Tsugeyama Kofun (闘鶏山古墳) is a Kofun period burial mound, located in the Himuro neighborhood of the city of Takatsuki, Osaka Prefecture, in the Kansai region of Japan. The tumulus was designated a National Historic Site of Japan in 2002. Its name comes from an underground ice storage room used for cockfighting, which is mentioned in the Nihon Shoki under the entry for the reign of Emperor Nintoku.

==Overview==
The Tsugeyama Kofun is located at an elevation of 84 meters on the Nasawara Hills on the southern slope of the Hokusetsu Mountain Range. It belongs to the Mishima Kofun Cluster, which has about 500 burial mounds, including the Imashirozuka Kofun, which has a separate National Historic Site designation. It is a zenpō-kōen-fun (前方後円墳), which is shaped like a keyhole, having one square end and one circular end, when viewed from above and is orientated to the south. It has a total length of 86.4 meters, and the diameter of the posterior circular portion is 60 meters. The entire surface of the mound is covered with fukiishi up to the second terrace and the top of the posterior circular portion where the burial chamber is located, but no haniwa have been found. On the southeast side of the circular rear part, there is an extension where stones are laid in contact with the main body of the tumulus, and it is believed that rituals were performed there. In addition, many Haji ware fragments have been found in this area, and there is also a theory that Haji ware jars were lined up on the top the mound in lieu of haniwa.
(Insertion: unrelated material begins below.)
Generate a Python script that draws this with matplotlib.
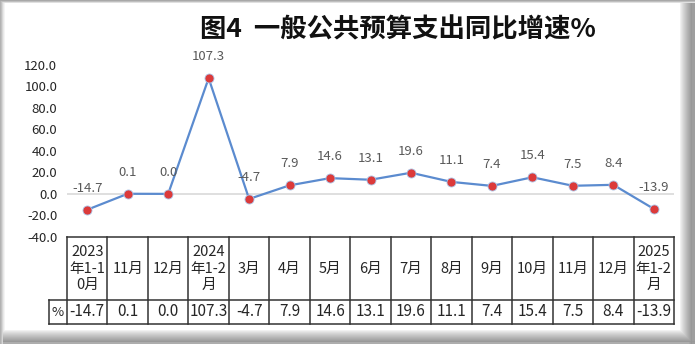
import numpy as np
import matplotlib
matplotlib.use("Agg")
import matplotlib.pyplot as plt
from matplotlib.lines import Line2D

plt.rcParams['font.family'] = ['Noto Sans CJK SC', 'DejaVu Sans']

# ---- data ----
periods = ["2023\n年1-1\n0月", "11月", "12月", "2024\n年1-2\n月", "3月", "4月", "5月",
           "6月", "7月", "8月", "9月", "10月", "11月", "12月", "2025\n年1-2\n月"]
growth = [-14.7, 0.1, 0.0, 107.3, -4.7, 7.9, 14.6, 13.1, 19.6, 11.1, 7.4, 15.4, 7.5, 8.4, -13.9]
row_label = "%"
title = "图4  一般公共预算支出同比增速%"
yticks = [-40, -20, 0, 20, 40, 60, 80, 100, 120]

W, H = 695, 344
fig = plt.figure(figsize=(W / 100, H / 100), dpi=100)
fig.patch.set_facecolor("white")


def fx(px):
    return px / W


def fy(py):
    return 1 - py / H


# ---- shaded frame around the chart ----
bg = np.ones((H, W))
left_shade = [0.70, 0.76, 0.84, 0.91, 0.96]
for i, v in enumerate(left_shade):
    bg[:, i] = np.minimum(bg[:, i], v)
top_shade = [0.66, 0.75, 0.88]
for i, v in enumerate(top_shade):
    bg[i, :] = np.minimum(bg[i, :], v)
right_start = 679
for c in range(right_start, W):
    t = (c - right_start) / (W - 1 - right_start)
    v = 1.0 - 0.48 * t ** 0.8 if c < W - 3 else 0.62
    bg[3:, c] = np.minimum(bg[3:, c], v)
bottom_start = 329
for r in range(bottom_start, H):
    t = (r - bottom_start) / (H - 1 - bottom_start)
    v = 1.0 - 0.45 * t ** 0.8 if r < H - 2 else 0.68
    bg[r, 3:] = np.minimum(bg[r, 3:], v)
bax = fig.add_axes([0, 0, 1, 1], zorder=-10)
bax.imshow(np.dstack([bg, bg, bg]), aspect="auto", interpolation="bilinear")
bax.set_axis_off()

# ---- plot area ----
x_left, x_right, y_top, y_bot = 67, 674, 64.5, 237
ax = fig.add_axes([fx(x_left), fy(y_bot), fx(x_right) - fx(x_left), fy(y_top) - fy(y_bot)])
ax.set_facecolor("none")
x = np.arange(len(growth))
ax.set_xlim(-0.5, len(growth) - 0.5)
ax.set_ylim(yticks[0], yticks[-1])
ax.axhline(0, color="#D9D9D9", lw=1.2, zorder=1)
ax.plot(x, growth, color="#5B8BCF", lw=1.6, zorder=2,
        marker="o", ms=6.5, mfc="#DC3A3A", mec="#A9C2E6", mew=0.6)
for xi, v in zip(x, growth):
    ax.annotate(f"{v:.1f}", (xi, v), xytext=(0, 15.5), textcoords="offset points",
                ha="center", va="center", fontsize=9.5, color="#595959")
ax.set_yticks(yticks)
ax.set_yticklabels([f"{t:.1f}" for t in yticks], fontsize=9.5, color="#262626")
ax.tick_params(axis="y", length=0, pad=7)
ax.set_xticks([])
for s in ax.spines.values():
    s.set_visible(False)

fig.text(fx(398), fy(30), title, ha="center", va="center",
         fontsize=19, fontweight="bold", color="#111111")

# ---- data table under the plot ----
n = len(periods)
col_w = (x_right - x_left) / n
row_mid = 300
row_bot = 324
pct_left = 49
lc = "#333333"
lw = 1.1


def hline(py, x0, x1):
    fig.add_artist(Line2D([fx(x0), fx(x1)], [fy(py), fy(py)], color=lc, lw=lw))


def vline(px, y0, y1):
    fig.add_artist(Line2D([fx(px), fx(px)], [fy(y0), fy(y1)], color=lc, lw=lw))


hline(y_bot, x_left, x_right)
hline(row_mid, pct_left, x_right)
hline(row_bot, pct_left, x_right)
for i in range(n + 1):
    vline(x_left + i * col_w, y_bot, row_bot)
vline(pct_left, row_mid, row_bot)

for i, (lab, v) in enumerate(zip(periods, growth)):
    cx = x_left + (i + 0.5) * col_w
    fig.text(fx(cx), fy((y_bot + row_mid) / 2), lab, ha="center", va="center",
             fontsize=10.5, color="#262626", linespacing=1.2)
    fig.text(fx(cx), fy((row_mid + row_bot) / 2), f"{v:.1f}", ha="center", va="center",
             fontsize=11, color="#262626")
fig.text(fx((pct_left + x_left) / 2), fy((row_mid + row_bot) / 2), row_label,
         ha="center", va="center", fontsize=9.5, color="#262626")

fig.savefig("out.png", dpi=100)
Two pit-style stone burial chambers have been confirmed in the posterior circular portion. An investigation in 2002 revealed that both have not been looted and have remained intact since the construction of the tumulus. The first chamber is 14.5 meters by 10–11 meters parallel to the main axis of the tumulus, at a depth of roughly two meters. The top of the ceiling stone is covered with clay with a thickness of 10–15 cm. The stone walls are made by piling up many 20–30 cm x 40–70 cm, 4–6 cm thick plate-shaped stones. These stones and the ceiling stone are crystalline schist from the Yoshino River basin in Tokushima Prefecture. Looking into the burial chamber through an endoscope inserted into a gap between stones, the sarcophagus was determined to be "spay-bamboo" design wooden coffin, which is common in the early tumulus, and some of the coffin material seems to have remained undecayed. Vermilion was scattered around the deceased, and the skull was also confirmed to be stained with vermilion. With regards to burial goods, two triangular-rimmed divine beast bronze mirrors, a rectangular mirror, a jasper bracelet, shell and stone products, bronze arrowheads, and iron swords were confirmed. Also, one of the bronze mirrors was found to be the same type as was excavated from the Tsubaki Otsukayama Kofun in Kizugawa, Kyoto. Also, at the end of the chamber, many small iron tags that are thought to be part of a set of armor were found.

The second burial chamber is relatively shallow, about one meter from the top of the circular portion of the mound, and the stones used for the walls are the same crystalline schist as the first chamber. The coffin is also a split bamboo style wooden coffin, and more coffin material is left than the first body. An iron sword has been confirmed as a grave good. These relics and the style of the tumulus indicate that it was built in the first half of the 4th century, in the early Kofun period.

As the humidity in both chambers was found to be very high, the relics are wet. In addition, stones falling from the side walls have damaged some of the relics, so it was determined in 2010 that full-scale archaeological excavation was necessary for further preservation. The tumulus is ten minutes by car from JR West Tokaido Main Line Settsu-Tonda Station.